The $A$ is the (local) connection form, yes
Note that while the $A_i$ are only defined locally in the bundle trivializations (and you only need them locally to have a variational principle), the Lagrangian $\mathrm{Tr}(F\wedge{\star}F)$ and hence the action is globally well-defined

does local connection form mean the connection 1-form as written in a neighborhood or doess it mean the pullback by a local section of the connection 1-form
or is it unambiguous because your gauge field should be a function of the base manifold, which requires the pullback

yes

8:40 AM
ah i see
@ACuriousMind why is that so?
also so do we really need the lagrangian to be globally well-defined per your comment? is it just a coincidence that it is globally well-defined

@SillyGoose Because $\mathrm{Tr}(F\wedge{\star} F)$ is gauge-invariant, so it doesn't change under the "gauge transformation" by a transition function on an overlap, so you can stitch its local values together to a global function on the base manifold
@SillyGoose I'm not sure what characterizes a "coincidence" in this case; it's just a fact :P

i see

and it's a reassuring fact, since for U(1) you already have that $F$ itself is gauge invariant so that means the electric and magnetic field of classical EM are indeed globally well-defined even though $A$ may not be

what would a not globally defined field even mean physically?

exactly

8:46 AM
for instance, the chern-simons action is not invariant under what witten calls a gauge transformation, but which is (it seems) a naive (not in an offensive way, but as in a first thought sort of idea) application of the gauge transformation from electromagnetism to the chern-simons action
well if we have a not globally defined field could we see this as a fuzziness of information analogous to what happens in usual quantum mechanics

not really
it's not quantum
also, the Chern-Simons action is not invariant under gauge transformations, but the change is a total derivative, i.e. gauge transformations are still symmetries of the theory

oh ._. i see
it is a total derivative bc it just changes by a constant and a constant is exact (to use the differential form language)?

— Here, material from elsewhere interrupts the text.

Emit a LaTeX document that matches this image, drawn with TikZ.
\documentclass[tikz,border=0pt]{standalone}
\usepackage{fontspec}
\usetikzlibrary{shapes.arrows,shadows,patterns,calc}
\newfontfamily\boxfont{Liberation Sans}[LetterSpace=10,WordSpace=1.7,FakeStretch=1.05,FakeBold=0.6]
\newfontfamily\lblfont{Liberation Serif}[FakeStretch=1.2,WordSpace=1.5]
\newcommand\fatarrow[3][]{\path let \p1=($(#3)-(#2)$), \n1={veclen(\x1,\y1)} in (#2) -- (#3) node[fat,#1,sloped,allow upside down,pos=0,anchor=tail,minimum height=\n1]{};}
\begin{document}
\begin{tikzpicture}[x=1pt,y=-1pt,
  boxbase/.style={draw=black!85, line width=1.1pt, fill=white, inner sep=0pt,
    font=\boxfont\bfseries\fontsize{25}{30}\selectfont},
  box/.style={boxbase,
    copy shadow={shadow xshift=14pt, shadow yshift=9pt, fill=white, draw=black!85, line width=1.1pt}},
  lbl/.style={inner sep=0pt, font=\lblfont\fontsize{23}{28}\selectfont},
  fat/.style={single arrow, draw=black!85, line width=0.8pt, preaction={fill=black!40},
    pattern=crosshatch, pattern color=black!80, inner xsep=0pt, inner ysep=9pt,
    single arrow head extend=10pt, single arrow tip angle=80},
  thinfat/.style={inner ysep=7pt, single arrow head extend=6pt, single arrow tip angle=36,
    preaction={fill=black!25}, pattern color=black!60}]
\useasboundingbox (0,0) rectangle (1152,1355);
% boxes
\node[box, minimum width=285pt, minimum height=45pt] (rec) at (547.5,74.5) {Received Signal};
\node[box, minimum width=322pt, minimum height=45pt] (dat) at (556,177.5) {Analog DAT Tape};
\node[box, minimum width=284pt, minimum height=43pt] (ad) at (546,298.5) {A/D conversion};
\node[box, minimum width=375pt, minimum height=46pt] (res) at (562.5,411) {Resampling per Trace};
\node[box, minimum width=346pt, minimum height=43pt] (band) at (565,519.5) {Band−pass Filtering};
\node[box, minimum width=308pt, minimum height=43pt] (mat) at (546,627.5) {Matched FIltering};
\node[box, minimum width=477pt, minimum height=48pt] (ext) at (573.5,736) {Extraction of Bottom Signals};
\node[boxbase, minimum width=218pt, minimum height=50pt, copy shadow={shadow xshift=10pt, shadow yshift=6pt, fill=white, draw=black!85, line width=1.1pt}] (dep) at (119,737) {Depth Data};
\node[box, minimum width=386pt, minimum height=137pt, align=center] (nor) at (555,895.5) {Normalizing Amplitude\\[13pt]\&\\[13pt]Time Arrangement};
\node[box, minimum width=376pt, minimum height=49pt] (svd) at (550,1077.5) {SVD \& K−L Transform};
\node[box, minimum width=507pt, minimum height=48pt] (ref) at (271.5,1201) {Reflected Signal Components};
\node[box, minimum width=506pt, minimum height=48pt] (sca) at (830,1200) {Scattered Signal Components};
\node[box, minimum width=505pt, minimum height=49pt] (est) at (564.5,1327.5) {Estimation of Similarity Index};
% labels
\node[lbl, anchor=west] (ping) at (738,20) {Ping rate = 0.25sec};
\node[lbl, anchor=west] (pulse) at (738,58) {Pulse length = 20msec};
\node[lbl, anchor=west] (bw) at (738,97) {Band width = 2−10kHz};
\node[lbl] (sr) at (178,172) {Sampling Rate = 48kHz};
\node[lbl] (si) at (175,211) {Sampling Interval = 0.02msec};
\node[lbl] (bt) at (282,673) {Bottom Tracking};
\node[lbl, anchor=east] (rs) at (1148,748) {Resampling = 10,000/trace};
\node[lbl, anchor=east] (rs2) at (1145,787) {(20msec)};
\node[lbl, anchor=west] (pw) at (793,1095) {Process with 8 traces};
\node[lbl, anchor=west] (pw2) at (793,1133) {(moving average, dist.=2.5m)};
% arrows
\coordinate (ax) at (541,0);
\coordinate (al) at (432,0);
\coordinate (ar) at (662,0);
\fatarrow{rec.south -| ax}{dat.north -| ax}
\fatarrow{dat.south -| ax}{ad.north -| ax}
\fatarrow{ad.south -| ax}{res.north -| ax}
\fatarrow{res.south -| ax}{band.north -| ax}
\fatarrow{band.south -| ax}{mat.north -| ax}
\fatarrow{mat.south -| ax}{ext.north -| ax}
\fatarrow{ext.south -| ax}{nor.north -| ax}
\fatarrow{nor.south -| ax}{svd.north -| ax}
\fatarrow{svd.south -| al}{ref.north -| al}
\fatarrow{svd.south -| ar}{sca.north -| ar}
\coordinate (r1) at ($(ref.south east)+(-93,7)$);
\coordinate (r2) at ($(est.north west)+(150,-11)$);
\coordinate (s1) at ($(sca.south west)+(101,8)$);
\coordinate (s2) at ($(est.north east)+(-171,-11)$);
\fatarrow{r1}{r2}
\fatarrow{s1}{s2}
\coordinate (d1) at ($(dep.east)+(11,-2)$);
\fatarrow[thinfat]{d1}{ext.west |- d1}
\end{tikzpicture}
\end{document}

oh, are we talking about large gauge transformations that actually change the value of that action? that's a whole other can of worms

hm i dont know what a large gauge transformation is

it's what I call a "false gauge transformation" in this answer of mine and this is exactly the ambiguity of physicists using "gauge transformation" both for automorphisms of the bundle and for transition functions

9:00 AM
@ACuriousMind also wait is it the action that can change up to a total derivative? i thought it was the lagrangian (or lagrangian density)
blebs

it's the Lagrangian, yes

okay i see then yes the situation i am talking about is probably the second thing yo usaid
and per our discussion a few weeks ago indeed that's why i described what witten called a gauge transformation as a naive gauge transformation since it seems like it is just modeled after what happens in EM and not a genuine gauge transformation
hm so then what is the witten paper considering? just some interesting transformations on the chern-simons action?

9:38 AM
I mean it's not not a gauge transformation in the physical sense :P
as I said that topic is itself a bit of a can of worms if you want to make it mathematically precise, but the path integral in QFT essentially has to sum over all the possible bundles ("instanton sectors") - contrary to what the mathematical formalism would like, we don't actually have a single fixed bundle
and these "false" gauge transformations switch between bundles

10:04 AM
hi

2 hours later…
12:02 PM
@SillyGoose you wont really understand what a connection is until you learn the language of gerbes
I'm going to have a heart attack reading all this language aimed at obscuring the idea of taking a simple derivative :p
In mathematics, and specifically differential geometry, a connection form is a manner of organizing the data of a connection using the language of moving frames and differential forms. Historically, connection forms were introduced by Élie Cartan in the first half of the 20th century as part of, and one of the principal motivations for, his method of moving frames. The connection form generally depends on a choice of a coordinate frame, and so is not a tensorial object. Various generalizations and reinterpretations of the connection form were formulated subsequent to Cartan's initial work. ...
This entire article is very triggering, can't just take a simple derivative, no we have to re-define it as a map using bundles and call the derivative a connection, then we give the game away and admit connections arise from taking derivatives of the basis in a particular frame, then we repent and throw holy water over our back burning off the sin of going to a particular frame to repent

@bolbteppa that subtle sarcasm kills me :P
@bolbteppa I don't understand why you despise this so much: I mean, it's not like the Differential Geometry Police is raiding your house to have you use this formalism
I mean, plenty of people don't give a damn about bundles in physics

12:20 PM
@Mr.Feynman oh, you underestimate how many people have already fallen to the Differential Geometry Police. However, not as many as the extremely active King Genuflection Bureau is at making sure people respect strings.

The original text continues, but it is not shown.